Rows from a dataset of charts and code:
>>

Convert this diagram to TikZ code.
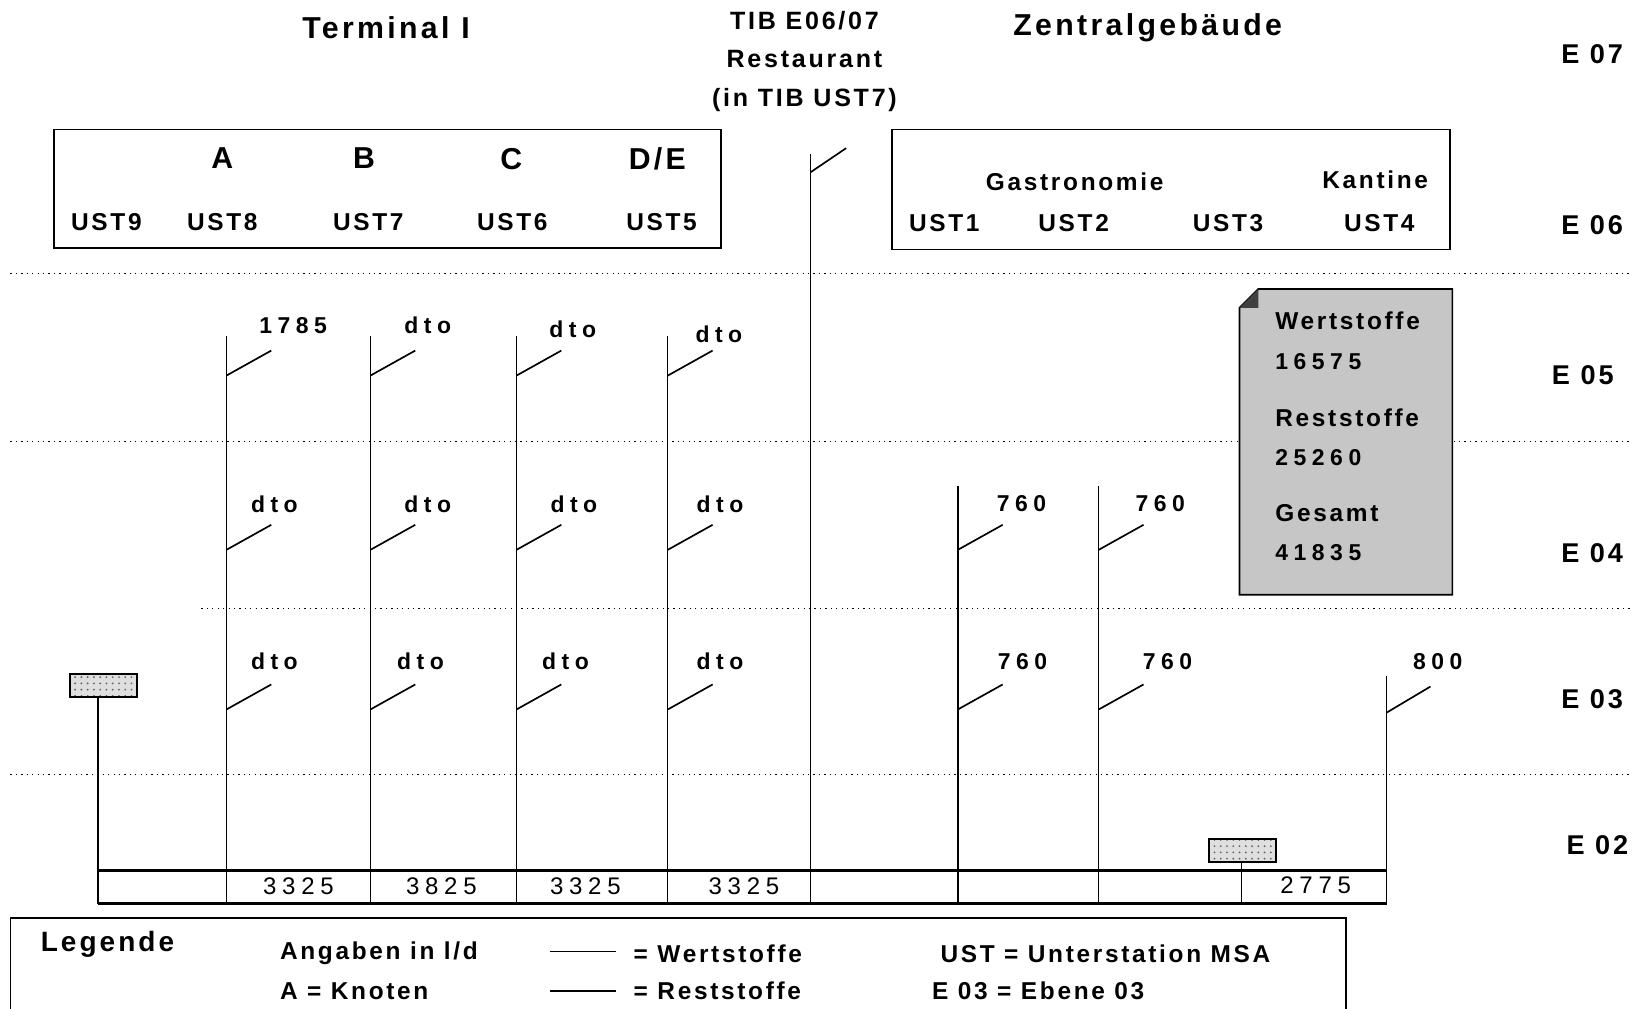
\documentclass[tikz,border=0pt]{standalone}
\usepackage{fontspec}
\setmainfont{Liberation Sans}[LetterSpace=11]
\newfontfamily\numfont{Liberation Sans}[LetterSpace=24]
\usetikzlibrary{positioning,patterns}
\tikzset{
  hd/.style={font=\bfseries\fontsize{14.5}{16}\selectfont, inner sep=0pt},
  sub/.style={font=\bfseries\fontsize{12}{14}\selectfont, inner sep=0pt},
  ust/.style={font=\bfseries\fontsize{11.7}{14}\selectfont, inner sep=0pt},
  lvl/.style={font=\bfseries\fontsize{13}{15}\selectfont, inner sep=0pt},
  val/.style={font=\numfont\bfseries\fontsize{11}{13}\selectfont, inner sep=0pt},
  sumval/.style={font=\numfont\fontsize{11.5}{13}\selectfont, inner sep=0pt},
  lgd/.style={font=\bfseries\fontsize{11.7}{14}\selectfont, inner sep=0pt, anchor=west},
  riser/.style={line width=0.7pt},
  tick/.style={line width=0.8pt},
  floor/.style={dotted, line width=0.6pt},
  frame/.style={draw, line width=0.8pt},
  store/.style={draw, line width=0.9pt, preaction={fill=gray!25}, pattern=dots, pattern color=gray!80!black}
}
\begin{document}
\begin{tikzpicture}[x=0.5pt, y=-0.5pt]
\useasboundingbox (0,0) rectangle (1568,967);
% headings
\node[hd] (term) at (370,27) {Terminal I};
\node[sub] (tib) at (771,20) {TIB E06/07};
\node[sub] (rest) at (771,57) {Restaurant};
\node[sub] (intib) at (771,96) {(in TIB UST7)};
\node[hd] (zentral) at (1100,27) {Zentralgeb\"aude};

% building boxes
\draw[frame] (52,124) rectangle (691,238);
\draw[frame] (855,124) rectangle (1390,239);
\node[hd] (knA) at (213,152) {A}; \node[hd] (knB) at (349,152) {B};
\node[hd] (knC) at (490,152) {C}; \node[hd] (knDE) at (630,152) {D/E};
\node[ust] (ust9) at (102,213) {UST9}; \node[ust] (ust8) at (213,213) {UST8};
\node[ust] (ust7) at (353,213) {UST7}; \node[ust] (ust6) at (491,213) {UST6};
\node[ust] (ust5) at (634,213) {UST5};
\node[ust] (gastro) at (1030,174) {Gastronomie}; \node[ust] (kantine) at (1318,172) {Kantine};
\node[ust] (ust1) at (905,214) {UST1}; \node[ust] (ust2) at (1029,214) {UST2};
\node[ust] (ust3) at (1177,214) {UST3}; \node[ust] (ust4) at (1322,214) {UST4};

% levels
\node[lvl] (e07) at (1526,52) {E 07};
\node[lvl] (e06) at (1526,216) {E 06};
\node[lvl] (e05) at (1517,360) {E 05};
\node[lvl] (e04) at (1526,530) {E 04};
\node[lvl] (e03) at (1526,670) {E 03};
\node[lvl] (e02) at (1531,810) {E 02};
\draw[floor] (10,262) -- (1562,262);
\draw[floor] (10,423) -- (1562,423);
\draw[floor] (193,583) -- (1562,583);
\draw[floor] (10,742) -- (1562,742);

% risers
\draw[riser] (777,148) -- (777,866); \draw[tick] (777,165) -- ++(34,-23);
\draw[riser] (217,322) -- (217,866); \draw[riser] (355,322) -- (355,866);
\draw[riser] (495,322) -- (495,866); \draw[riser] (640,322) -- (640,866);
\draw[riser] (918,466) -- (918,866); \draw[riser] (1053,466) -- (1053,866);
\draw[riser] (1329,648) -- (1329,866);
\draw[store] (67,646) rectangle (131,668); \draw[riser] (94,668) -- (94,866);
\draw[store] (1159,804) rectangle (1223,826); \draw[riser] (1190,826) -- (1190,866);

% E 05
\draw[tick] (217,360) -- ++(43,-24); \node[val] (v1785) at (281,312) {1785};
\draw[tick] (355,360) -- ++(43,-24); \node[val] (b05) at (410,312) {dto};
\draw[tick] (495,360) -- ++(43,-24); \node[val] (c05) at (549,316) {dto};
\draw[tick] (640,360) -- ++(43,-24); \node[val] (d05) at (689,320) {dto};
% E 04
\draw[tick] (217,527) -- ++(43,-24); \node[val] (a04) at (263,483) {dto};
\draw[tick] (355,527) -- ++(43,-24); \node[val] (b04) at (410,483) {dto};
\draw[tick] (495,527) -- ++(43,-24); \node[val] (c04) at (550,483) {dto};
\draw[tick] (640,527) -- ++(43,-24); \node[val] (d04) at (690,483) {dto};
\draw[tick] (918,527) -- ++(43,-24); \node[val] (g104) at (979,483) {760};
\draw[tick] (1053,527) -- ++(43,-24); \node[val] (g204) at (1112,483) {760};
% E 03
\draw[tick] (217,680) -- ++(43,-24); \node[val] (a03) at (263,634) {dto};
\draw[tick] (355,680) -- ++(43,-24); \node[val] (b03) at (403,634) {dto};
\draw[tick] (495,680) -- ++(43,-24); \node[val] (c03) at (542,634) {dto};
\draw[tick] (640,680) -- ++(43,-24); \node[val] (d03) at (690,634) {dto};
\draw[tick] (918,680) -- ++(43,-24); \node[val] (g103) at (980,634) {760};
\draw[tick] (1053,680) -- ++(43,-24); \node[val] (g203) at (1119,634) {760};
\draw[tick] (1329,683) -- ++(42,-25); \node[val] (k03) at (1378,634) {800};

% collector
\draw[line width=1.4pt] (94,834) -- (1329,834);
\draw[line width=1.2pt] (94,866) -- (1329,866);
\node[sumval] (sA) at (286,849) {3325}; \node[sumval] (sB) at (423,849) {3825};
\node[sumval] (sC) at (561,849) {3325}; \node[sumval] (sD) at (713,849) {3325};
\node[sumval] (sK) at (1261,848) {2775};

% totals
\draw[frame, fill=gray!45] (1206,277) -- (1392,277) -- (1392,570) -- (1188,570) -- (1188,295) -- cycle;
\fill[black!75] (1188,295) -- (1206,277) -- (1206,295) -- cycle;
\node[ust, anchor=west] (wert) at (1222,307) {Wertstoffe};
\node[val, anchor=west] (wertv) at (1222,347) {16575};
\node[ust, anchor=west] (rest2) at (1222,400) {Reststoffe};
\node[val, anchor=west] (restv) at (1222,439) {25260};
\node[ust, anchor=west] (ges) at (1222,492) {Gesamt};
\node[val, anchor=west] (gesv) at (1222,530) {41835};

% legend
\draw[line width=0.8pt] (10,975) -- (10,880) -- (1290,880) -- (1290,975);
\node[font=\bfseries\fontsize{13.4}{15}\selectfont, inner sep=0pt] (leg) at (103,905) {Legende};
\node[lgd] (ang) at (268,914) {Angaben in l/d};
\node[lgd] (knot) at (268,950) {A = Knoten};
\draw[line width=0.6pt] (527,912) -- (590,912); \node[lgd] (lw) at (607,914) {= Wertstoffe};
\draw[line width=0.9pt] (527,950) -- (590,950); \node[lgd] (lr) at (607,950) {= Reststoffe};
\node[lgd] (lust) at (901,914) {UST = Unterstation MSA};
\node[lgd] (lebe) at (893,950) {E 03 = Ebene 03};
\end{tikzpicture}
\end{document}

<<
>>

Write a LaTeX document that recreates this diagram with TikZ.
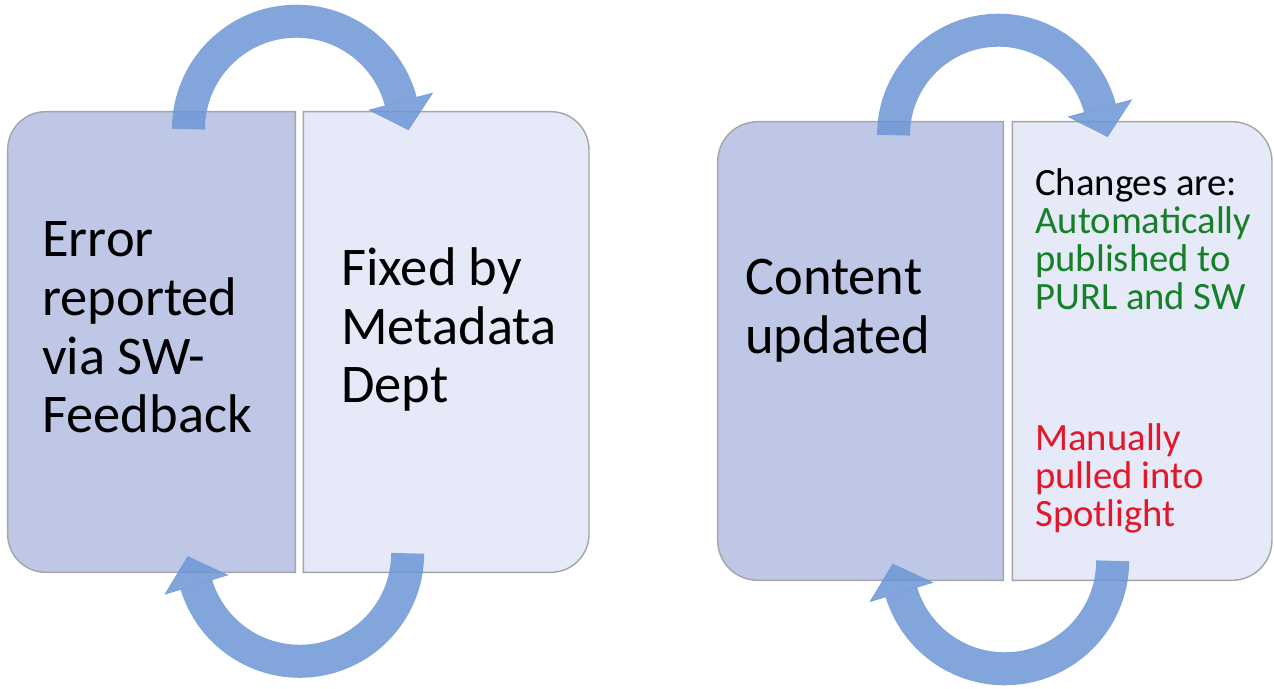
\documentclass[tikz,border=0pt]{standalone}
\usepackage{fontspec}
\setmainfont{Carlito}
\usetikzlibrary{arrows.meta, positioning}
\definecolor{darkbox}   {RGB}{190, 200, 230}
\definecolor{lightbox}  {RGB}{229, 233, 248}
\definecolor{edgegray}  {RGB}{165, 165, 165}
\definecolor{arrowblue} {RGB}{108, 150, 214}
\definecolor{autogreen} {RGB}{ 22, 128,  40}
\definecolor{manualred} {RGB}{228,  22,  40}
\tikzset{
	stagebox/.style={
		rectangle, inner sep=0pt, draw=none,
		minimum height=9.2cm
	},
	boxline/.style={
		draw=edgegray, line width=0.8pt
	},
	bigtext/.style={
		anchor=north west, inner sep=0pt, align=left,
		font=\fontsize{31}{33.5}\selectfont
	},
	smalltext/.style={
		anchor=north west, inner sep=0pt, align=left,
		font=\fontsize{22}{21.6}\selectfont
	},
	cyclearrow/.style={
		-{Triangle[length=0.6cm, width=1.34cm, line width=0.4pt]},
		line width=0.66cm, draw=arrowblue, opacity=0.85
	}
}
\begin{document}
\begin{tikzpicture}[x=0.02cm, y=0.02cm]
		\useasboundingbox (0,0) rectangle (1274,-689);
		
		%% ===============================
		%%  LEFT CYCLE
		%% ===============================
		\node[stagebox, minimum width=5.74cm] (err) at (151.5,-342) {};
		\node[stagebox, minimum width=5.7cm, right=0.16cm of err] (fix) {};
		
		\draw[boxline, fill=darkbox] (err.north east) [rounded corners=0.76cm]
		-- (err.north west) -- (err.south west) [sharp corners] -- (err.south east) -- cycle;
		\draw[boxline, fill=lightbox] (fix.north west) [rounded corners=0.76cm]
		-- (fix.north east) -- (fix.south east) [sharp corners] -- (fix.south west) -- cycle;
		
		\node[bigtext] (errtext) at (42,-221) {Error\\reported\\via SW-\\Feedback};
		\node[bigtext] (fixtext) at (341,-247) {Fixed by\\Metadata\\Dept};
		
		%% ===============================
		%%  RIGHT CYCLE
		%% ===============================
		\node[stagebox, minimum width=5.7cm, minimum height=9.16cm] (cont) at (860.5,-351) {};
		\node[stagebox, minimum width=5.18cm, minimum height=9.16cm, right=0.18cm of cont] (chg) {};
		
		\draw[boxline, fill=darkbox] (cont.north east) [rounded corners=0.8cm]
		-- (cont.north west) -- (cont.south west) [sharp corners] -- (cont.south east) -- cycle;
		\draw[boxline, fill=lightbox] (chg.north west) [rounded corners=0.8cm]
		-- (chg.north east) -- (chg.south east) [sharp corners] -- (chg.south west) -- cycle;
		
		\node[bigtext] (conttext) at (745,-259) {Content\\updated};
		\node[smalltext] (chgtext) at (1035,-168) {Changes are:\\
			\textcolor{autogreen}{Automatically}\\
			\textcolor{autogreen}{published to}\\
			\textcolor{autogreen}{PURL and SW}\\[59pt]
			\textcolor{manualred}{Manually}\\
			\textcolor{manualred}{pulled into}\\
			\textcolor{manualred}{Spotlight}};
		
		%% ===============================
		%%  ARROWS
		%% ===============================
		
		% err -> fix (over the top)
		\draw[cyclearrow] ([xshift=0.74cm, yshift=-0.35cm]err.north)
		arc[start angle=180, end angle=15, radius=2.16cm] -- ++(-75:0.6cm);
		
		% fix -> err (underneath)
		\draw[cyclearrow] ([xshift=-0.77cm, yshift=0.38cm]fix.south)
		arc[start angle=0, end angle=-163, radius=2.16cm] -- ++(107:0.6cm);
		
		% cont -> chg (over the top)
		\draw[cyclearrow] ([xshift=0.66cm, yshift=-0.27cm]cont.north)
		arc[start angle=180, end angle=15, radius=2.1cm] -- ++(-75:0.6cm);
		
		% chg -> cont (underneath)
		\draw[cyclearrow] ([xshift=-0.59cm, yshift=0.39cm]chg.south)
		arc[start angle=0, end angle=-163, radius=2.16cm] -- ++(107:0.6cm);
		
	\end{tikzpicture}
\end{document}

<<
>>

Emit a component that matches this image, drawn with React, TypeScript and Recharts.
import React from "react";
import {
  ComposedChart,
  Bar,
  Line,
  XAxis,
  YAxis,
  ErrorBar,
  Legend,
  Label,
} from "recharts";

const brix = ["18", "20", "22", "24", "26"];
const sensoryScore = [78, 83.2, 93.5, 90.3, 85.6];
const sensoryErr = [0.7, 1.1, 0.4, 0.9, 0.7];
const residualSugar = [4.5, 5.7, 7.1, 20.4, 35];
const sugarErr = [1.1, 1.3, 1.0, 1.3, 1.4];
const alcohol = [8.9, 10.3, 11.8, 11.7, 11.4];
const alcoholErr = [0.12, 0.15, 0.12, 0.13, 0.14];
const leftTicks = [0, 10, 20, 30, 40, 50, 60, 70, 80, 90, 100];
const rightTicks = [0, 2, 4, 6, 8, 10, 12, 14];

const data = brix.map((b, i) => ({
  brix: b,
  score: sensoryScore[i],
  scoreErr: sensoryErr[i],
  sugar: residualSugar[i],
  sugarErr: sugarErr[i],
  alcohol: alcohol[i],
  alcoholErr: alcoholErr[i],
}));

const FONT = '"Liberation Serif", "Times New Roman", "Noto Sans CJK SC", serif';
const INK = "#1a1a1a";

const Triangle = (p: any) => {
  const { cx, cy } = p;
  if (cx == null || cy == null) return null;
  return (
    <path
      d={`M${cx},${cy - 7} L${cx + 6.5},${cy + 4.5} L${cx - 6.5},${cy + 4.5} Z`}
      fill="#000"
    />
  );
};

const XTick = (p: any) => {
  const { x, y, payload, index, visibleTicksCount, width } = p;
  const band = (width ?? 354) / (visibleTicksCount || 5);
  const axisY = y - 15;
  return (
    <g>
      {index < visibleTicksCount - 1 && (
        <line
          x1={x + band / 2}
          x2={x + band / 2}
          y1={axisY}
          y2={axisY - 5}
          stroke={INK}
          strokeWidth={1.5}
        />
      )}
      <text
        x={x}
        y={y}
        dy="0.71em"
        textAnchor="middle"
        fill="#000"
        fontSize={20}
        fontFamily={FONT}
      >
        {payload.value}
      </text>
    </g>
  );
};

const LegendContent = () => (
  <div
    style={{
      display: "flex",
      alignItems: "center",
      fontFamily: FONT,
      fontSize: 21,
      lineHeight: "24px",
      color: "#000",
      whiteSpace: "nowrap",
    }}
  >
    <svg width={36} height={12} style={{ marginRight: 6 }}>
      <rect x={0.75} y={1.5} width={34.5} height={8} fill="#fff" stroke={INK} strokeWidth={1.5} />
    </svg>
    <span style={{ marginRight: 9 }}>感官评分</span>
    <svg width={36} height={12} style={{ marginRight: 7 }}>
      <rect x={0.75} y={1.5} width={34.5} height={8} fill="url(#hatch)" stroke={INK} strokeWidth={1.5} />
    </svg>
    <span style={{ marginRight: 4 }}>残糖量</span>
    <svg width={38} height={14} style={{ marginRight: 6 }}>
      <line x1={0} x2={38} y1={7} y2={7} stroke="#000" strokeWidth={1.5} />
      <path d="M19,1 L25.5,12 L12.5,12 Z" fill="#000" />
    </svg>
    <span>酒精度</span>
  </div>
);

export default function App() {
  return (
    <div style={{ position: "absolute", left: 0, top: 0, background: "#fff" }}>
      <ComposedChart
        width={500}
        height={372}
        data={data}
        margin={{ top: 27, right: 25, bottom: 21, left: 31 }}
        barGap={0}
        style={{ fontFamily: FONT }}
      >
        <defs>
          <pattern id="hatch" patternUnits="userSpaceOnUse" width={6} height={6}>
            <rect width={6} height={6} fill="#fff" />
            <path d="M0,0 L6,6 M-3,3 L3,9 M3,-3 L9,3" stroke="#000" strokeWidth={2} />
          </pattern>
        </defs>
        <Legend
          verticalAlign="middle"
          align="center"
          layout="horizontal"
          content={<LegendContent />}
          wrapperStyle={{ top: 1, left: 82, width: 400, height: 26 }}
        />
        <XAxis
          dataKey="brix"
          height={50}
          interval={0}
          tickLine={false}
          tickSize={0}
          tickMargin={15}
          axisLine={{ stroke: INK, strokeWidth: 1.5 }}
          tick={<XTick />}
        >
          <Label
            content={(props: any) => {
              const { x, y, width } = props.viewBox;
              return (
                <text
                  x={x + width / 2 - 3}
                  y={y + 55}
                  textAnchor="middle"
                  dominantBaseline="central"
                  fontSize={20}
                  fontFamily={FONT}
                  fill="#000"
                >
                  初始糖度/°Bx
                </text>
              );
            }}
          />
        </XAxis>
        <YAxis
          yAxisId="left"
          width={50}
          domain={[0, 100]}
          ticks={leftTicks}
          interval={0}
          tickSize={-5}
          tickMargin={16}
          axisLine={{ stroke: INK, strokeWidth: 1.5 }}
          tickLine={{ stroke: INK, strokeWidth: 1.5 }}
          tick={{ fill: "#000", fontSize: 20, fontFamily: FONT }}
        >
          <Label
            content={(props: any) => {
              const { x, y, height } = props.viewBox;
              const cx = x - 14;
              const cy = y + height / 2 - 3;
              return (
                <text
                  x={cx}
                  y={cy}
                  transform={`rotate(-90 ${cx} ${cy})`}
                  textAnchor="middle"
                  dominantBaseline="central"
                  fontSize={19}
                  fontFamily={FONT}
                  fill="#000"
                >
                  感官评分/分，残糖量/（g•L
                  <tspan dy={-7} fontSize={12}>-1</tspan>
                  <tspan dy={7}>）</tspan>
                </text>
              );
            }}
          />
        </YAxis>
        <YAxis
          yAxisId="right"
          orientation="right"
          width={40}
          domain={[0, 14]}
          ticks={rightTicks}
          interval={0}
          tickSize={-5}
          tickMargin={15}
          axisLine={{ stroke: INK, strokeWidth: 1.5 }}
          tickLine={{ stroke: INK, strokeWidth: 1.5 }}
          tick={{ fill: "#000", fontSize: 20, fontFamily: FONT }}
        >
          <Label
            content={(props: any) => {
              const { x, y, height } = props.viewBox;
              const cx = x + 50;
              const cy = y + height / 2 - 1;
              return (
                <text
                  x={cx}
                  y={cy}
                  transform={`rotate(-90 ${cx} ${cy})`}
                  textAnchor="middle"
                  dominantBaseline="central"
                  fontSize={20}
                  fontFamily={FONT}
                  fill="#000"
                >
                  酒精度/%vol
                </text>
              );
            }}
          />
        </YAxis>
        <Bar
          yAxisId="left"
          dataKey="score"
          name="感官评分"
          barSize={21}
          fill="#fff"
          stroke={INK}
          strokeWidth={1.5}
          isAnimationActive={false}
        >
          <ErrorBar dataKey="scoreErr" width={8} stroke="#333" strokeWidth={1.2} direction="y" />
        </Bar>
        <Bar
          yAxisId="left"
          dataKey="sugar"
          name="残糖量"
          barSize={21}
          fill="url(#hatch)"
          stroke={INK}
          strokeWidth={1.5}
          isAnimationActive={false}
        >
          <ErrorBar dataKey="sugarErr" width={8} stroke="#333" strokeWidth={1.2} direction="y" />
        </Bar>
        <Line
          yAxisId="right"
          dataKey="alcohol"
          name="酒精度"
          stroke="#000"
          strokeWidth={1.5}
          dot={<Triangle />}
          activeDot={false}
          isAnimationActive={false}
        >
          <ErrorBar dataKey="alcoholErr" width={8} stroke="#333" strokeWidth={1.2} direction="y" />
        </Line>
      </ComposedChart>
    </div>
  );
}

<<

- REQUIRED WORK:
Go back over the listing above and copy exactly the lines that begin at the line with "Emit a component" and stop after the line with "const rightTicks = [0, 2, 4, 6, 8, 10, 12, 14];"; leave out every other line.

- CORRECT RESULT:
Emit a component that matches this image, drawn with React, TypeScript and Recharts.
import React from "react";
import {
  ComposedChart,
  Bar,
  Line,
  XAxis,
  YAxis,
  ErrorBar,
  Legend,
  Label,
} from "recharts";

const brix = ["18", "20", "22", "24", "26"];
const sensoryScore = [78, 83.2, 93.5, 90.3, 85.6];
const sensoryErr = [0.7, 1.1, 0.4, 0.9, 0.7];
const residualSugar = [4.5, 5.7, 7.1, 20.4, 35];
const sugarErr = [1.1, 1.3, 1.0, 1.3, 1.4];
const alcohol = [8.9, 10.3, 11.8, 11.7, 11.4];
const alcoholErr = [0.12, 0.15, 0.12, 0.13, 0.14];
const leftTicks = [0, 10, 20, 30, 40, 50, 60, 70, 80, 90, 100];
const rightTicks = [0, 2, 4, 6, 8, 10, 12, 14];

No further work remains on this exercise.